Haute Cuisine is a 2012 French comedy-drama film based on the true story of Danièle Mazet-Delpeuch and how she was appointed as the private chef for François Mitterrand. The original French title is Les Saveurs du Palais.

==Plot==
Hortense Laborie (Catherine Frot), a renowned chef from Périgord, is astonished when the President of the Republic (Jean d'Ormesson) appoints her as his personal chef, responsible for creating all his meals at the Élysée Palace. Despite jealous resentment from the other kitchen staff, Hortense quickly establishes herself, thanks to her indomitable spirit. The authenticity of her cooking soon seduces the President, but the corridors of power are littered with traps. The story is framed by Laborie's later role cooking at a French Antarctic research station.

==Cast==
- Catherine Frot as Hortense Laborie
- Arthur Dupont as Nicolas Bauvois
- Jean d'Ormesson as The President
- Hippolyte Girardot as David Azoulay
- Jean-Marc Roulot as Jean-Marc Luchet
- Brice Fournier as Pascal Le Piq
- Arly Jover as Mary
- Joe Sheridan as John
- Laurent Poitrenaux as Jean-Michel Salomé
- Hervé Pierre as Perrières
- Manuel Le Lièvre as Loïc
- Steve Tran as Grégory
- Thomas Chabrol as Prefect's chief of staff

==Production==
Parts of the movie were actually filmed at the Élysée Palace, in a three-day shooting window where filming was only allowed when then President Nicolas Sarkozy was not at the palace.

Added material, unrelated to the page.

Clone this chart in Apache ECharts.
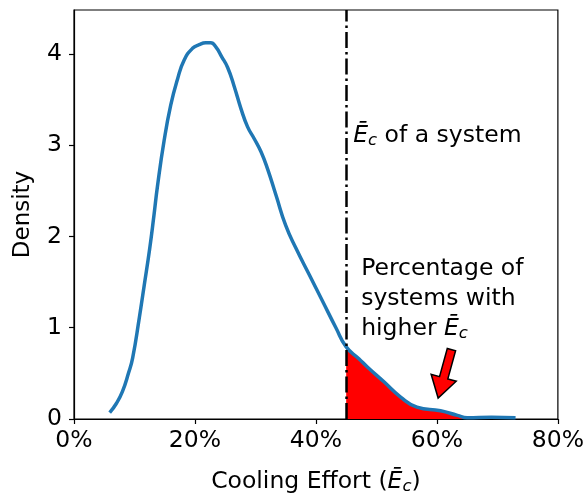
<!DOCTYPE html>
<html>
<head>
<meta charset="utf-8">
<script src="https://cdn.jsdelivr.net/npm/echarts@6/dist/echarts.min.js"></script>
<style>
  html, body { margin: 0; padding: 0; background: #fff; }
  #chart { width: 587px; height: 500px; }
</style>
</head>
<body>
<div id="chart"></div>
<script>
// Kernel density estimate of cooling effort (percent) across systems
const effortPct = [5.9, 7.0, 8.0, 9.0, 9.7, 10.8, 11.6, 12.5, 13.2, 13.8, 14.9, 16.0, 17.1, 18.2, 19.6, 20.7, 21.8, 22.6, 23.5, 24.4, 25.4, 26.5, 27.6, 28.7, 29.8, 30.9, 32.0, 33.4, 35.0, 36.7, 38.9, 41.1, 43.3, 45.0, 47.1, 48.5, 51.2, 54.0, 56.7, 60.6, 63.4, 65.0, 69.0, 73.0];
const density = [0.07, 0.17, 0.30, 0.50, 0.67, 1.11, 1.46, 1.86, 2.22, 2.55, 3.05, 3.44, 3.72, 3.93, 4.06, 4.10, 4.12, 4.12, 4.07, 3.97, 3.85, 3.64, 3.40, 3.20, 3.07, 2.93, 2.74, 2.45, 2.12, 1.87, 1.58, 1.29, 1.00, 0.79, 0.66, 0.57, 0.41, 0.24, 0.13, 0.09, 0.04, 0.015, 0.02, 0.015];

// Cooling effort of the system being compared
const systemEffort = 45;

// Axis ticks
const xTicks = [0, 20, 40, 60, 80];
const yTicks = [0, 1, 2, 3, 4];

// Arrow pointing at the shaded tail: [tail, tip] in data units
const arrowTail = [62.4, 0.76];
const arrowTip = [60.2, 0.23];

const kdePoints = effortPct.map((x, i) => [x, density[i]]);
const tailPoints = kdePoints.filter(p => p[0] >= systemEffort);

const FONT = 'DejaVu Sans';
const FS = 23.5;

const chart = echarts.init(document.getElementById('chart'), null, { renderer: 'canvas' });

const ecRich = {
  e: { fontFamily: FONT, fontSize: FS, fontStyle: 'italic', color: '#000' },
  c: { fontFamily: FONT, fontSize: 16.5, fontStyle: 'italic', color: '#000', padding: [10, 0, 0, 0] },
  t: { fontFamily: FONT, fontSize: FS, color: '#000' }
};

chart.setOption({
  animation: false,
  grid: {
    left: 74, right: 28, top: 10, bottom: 78,
    show: true, borderColor: '#000', borderWidth: 1.2, backgroundColor: 'transparent'
  },
  xAxis: {
    type: 'value',
    min: xTicks[0], max: xTicks[xTicks.length - 1], interval: 20,
    name: '{t|Cooling Effort (}{e|Ē}{c|c}{t|)}',
    nameLocation: 'middle', nameGap: 49,
    nameTextStyle: { rich: ecRich },
    axisLine: { show: true, onZero: false, lineStyle: { color: '#000', width: 1.2 } },
    axisTick: { show: true, inside: false, length: 5, lineStyle: { color: '#000', width: 1.2 } },
    axisLabel: { formatter: '{value}%', fontFamily: FONT, fontSize: FS, color: '#000', margin: 10 },
    splitLine: { show: false }
  },
  yAxis: {
    type: 'value',
    min: 0, max: 4.48, interval: 1,
    name: 'Density',
    nameLocation: 'middle', nameGap: 39,
    nameTextStyle: { fontFamily: FONT, fontSize: 23, color: '#000' },
    axisLine: { show: true, onZero: false, lineStyle: { color: '#000', width: 1.2 } },
    axisTick: { show: true, inside: false, length: 5, lineStyle: { color: '#000', width: 1.2 } },
    axisLabel: {
      fontFamily: FONT, fontSize: FS, color: '#000', margin: 12,
      showMaxLabel: false,
      formatter: v => (yTicks.indexOf(v) >= 0 ? String(v) : '')
    },
    splitLine: { show: false }
  },
  series: [
    {
      name: 'higher',
      type: 'line',
      data: tailPoints,
      smooth: 0.5,
      symbol: 'none',
      lineStyle: { width: 0 },
      areaStyle: { color: '#ff0000', opacity: 1 },
      z: 1
    },
    {
      name: 'kde',
      type: 'line',
      data: kdePoints,
      smooth: 0.5,
      symbol: 'none',
      lineStyle: { color: '#1f77b4', width: 3.5, cap: 'butt' },
      z: 3,
      markLine: {
        silent: true,
        symbol: 'none',
        label: { show: false },
        lineStyle: { color: '#000', width: 2.5, type: [16, 4, 2.5, 4] },
        data: [{ xAxis: systemEffort }]
      }
    }
  ]
});

// Annotations placed from data coordinates
function px(pt) { return chart.convertToPixel({ gridIndex: 0 }, pt); }

const sysLabel = px([systemEffort, 3.1]);
const pctLabel = px([systemEffort, 1.8]);

// Block arrow polygon
const a0 = px(arrowTail), a1 = px(arrowTip);
const dx = a1[0] - a0[0], dy = a1[1] - a0[1];
const len = Math.sqrt(dx * dx + dy * dy);
const ux = dx / len, uy = dy / len, nx = -uy, ny = ux;
const headLen = 21, shaftW = 4.3, headW = 13;
const bx = a1[0] - ux * headLen, by = a1[1] - uy * headLen;
const arrowPts = [
  [a0[0] + nx * shaftW, a0[1] + ny * shaftW],
  [bx + nx * shaftW, by + ny * shaftW],
  [bx + nx * headW, by + ny * headW],
  [a1[0], a1[1]],
  [bx - nx * headW, by - ny * headW],
  [bx - nx * shaftW, by - ny * shaftW],
  [a0[0] - nx * shaftW, a0[1] - ny * shaftW]
];

const lh = 30;
chart.setOption({
  graphic: [
    {
      type: 'text',
      x: sysLabel[0] + 7, y: sysLabel[1],
      style: {
        text: '{e|Ē}{c|c}{t| of a system}',
        rich: ecRich,
        verticalAlign: 'middle'
      },
      z: 10
    },
    {
      type: 'text',
      x: pctLabel[0] + 15, y: pctLabel[1] - 1,
      style: {
        text: '{t|Percentage of}\n{t|systems with}\n{t|higher }{e|Ē}{c|c}',
        rich: {
          e: Object.assign({}, ecRich.e, { lineHeight: lh }),
          c: Object.assign({}, ecRich.c, { lineHeight: lh }),
          t: Object.assign({}, ecRich.t, { lineHeight: lh })
        },
        verticalAlign: 'top'
      },
      z: 10
    },
    {
      type: 'polygon',
      shape: { points: arrowPts },
      style: { fill: '#ff0000', stroke: '#000', lineWidth: 1.5, lineJoin: 'miter' },
      z: 10
    }
  ]
});
</script>
</body>
</html>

Iceland served as a stand-in for the Crozet islands in the movie. The film crew spent six days there to film on location.

==Reception==
The review aggregator website Rotten Tomatoes reports a 68% approval rating with an average rating of 6.1/10 based on 31 reviews. The website's consensus reads, "While it'll certainly be an easier sell for foodie filmgoers, Haute Cuisines beautifully filmed biopic should satisfy most viewers hungry for a beautifully filmed dramedy." On Metacritic, it has a score of 61 out of 100 based on 14 reviews, indicating "generally favorable reviews".